Evidently, I should have attributed it to ignorance, because it turns out that–when it comes to investment returns– Democratic administrations have greatly out-performed Republican ones.

As I was reading a recent issue of the Indianapolis Business Journal–a publication that covers local government far more thoroughly than the Indianapolis Star, by the way–I came across the regular column by Mickey Kim devoted to giving investment advice. This particular column was titled “Keep Calm and Don’t Mix Politics with your Portfolio,” and it was an effort to persuade people not to base their investment strategies on partisanship rather than performance, not to suggest that one party was better than the other for investment.

But the data was eye-opening, at least for me. (I readily admit to chosen ignorance about all things investment.)

My friend Sam Stovall, chief investment strategist for Wall Street research firm CFRA, dissected price changes for the S&P 500 going back to 1945 based on election results.

Republican administrations are generally viewed as “pro-business,” and conventional wisdom is that stocks do better with a Republican in the White House. There has, indeed, been a huge difference in returns during Democratic versus Republican administrations. However, as is often the case, conventional wisdom is wrong. Past performance is no guarantee of future results, but Stovall calculated from Harry Truman’s inauguration on April 12, 1945, through March 15, 2024, the average annual return for the S&P 500 was 44% higher with Democrats in the White House (9.5% vs. 6.6% during Republican administrations).

Further, according to Invesco and Haver Analytics, hypothetically speaking, the best-performing portfolio from 1900 to 2023 was the “bipartisan” one that stayed fully invested in the Dow Jones industrial average (a price-weighted index—cannot be invested in directly—of the 30 largest, most widely held stocks traded on the New York Stock Exchange) during both Democratic and Republican administrations. Again, past performance is no guarantee of future results, but starting with $10,000, this portfolio grew to almost $9.9 million.

Conversely, a “partisan” portfolio, invested only during Democratic or Republican administrations, underperformed by millions of dollars. The same $10,000 invested only during Democratic administrations grew to about $528,000. Invested only during Republican administrations, the initial $10,000 grew to a bit less than $181,000.

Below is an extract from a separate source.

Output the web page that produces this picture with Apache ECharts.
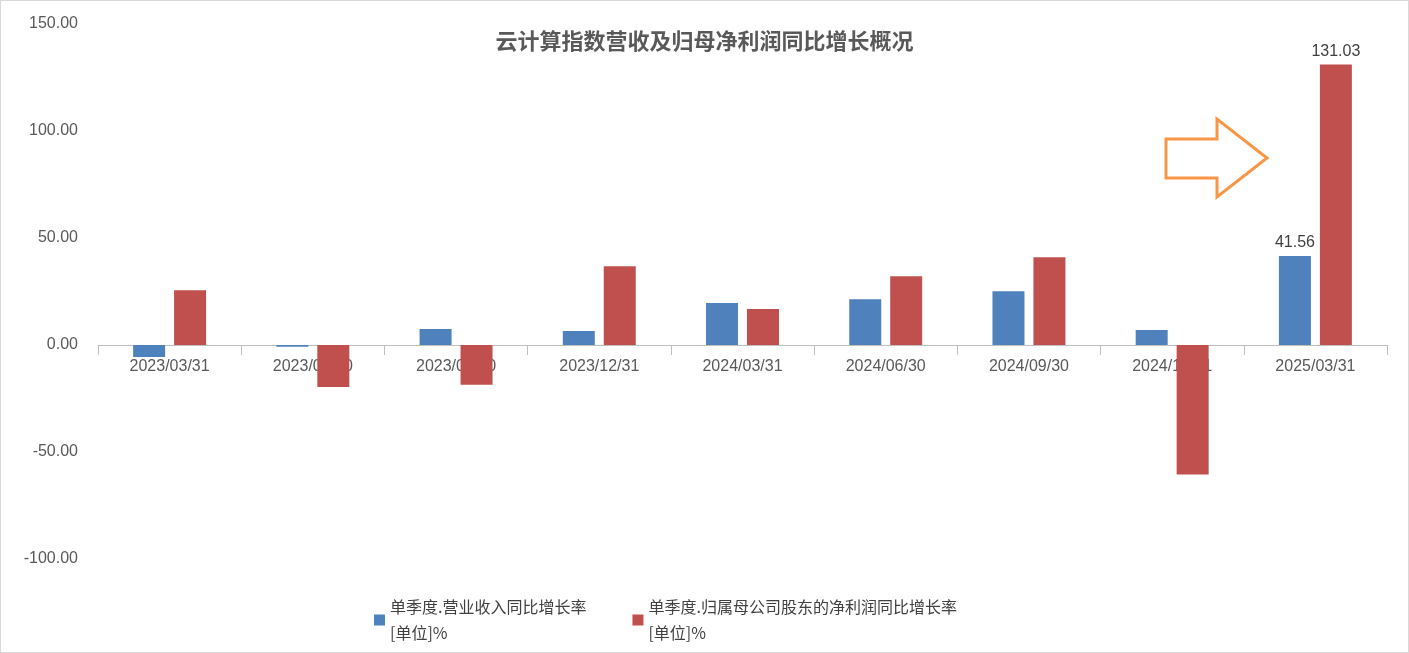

Kim concluded this analysis by reiterating his intended message, that “there can be a huge cost to letting a partisan political storm crash your portfolio.” His sound advice: “Develop an investment plan based on your long-term goals and stick to it. Your financial future will depend far more on how much you save and invest, not who wins the election.”

I am in no position to quibble with that advice, which strikes me as quite sound, but it certainly does raise a question about those upper-income Trump apologists. I suppose it’s possible that their portfolios grew under Trump, but given the truly excellent performance of the economy during the Biden Administration, it’s quite likely they’ve done as well or better with a Democrat in the White House. Is their purported reliance on portfolio performance an evasion intended to mask the actual reasons they support Trump (racism, misogyny, isolationism…)? Or do they actually not understand the significance of the data I’ve cited above?

Perhaps they’ve simply and unthinkingly accepted the old “country club Republican” belief that the GOP is the party looking out for the interests of the business community, while Democrats are “giving away” tax dollars via welfare and government spending. If so, someone needs to explain to them that both the short and long-term interests of the business community include such things as social stability, a well-maintained infrastructure, an educated and adequate workforce, and a population with enough disposable income to support robust consumer demand.

As investors are often admonished, past performance is no guarantee of future results. But the odds would certainly seem to be in the Democrats’ –and Biden’s–favor.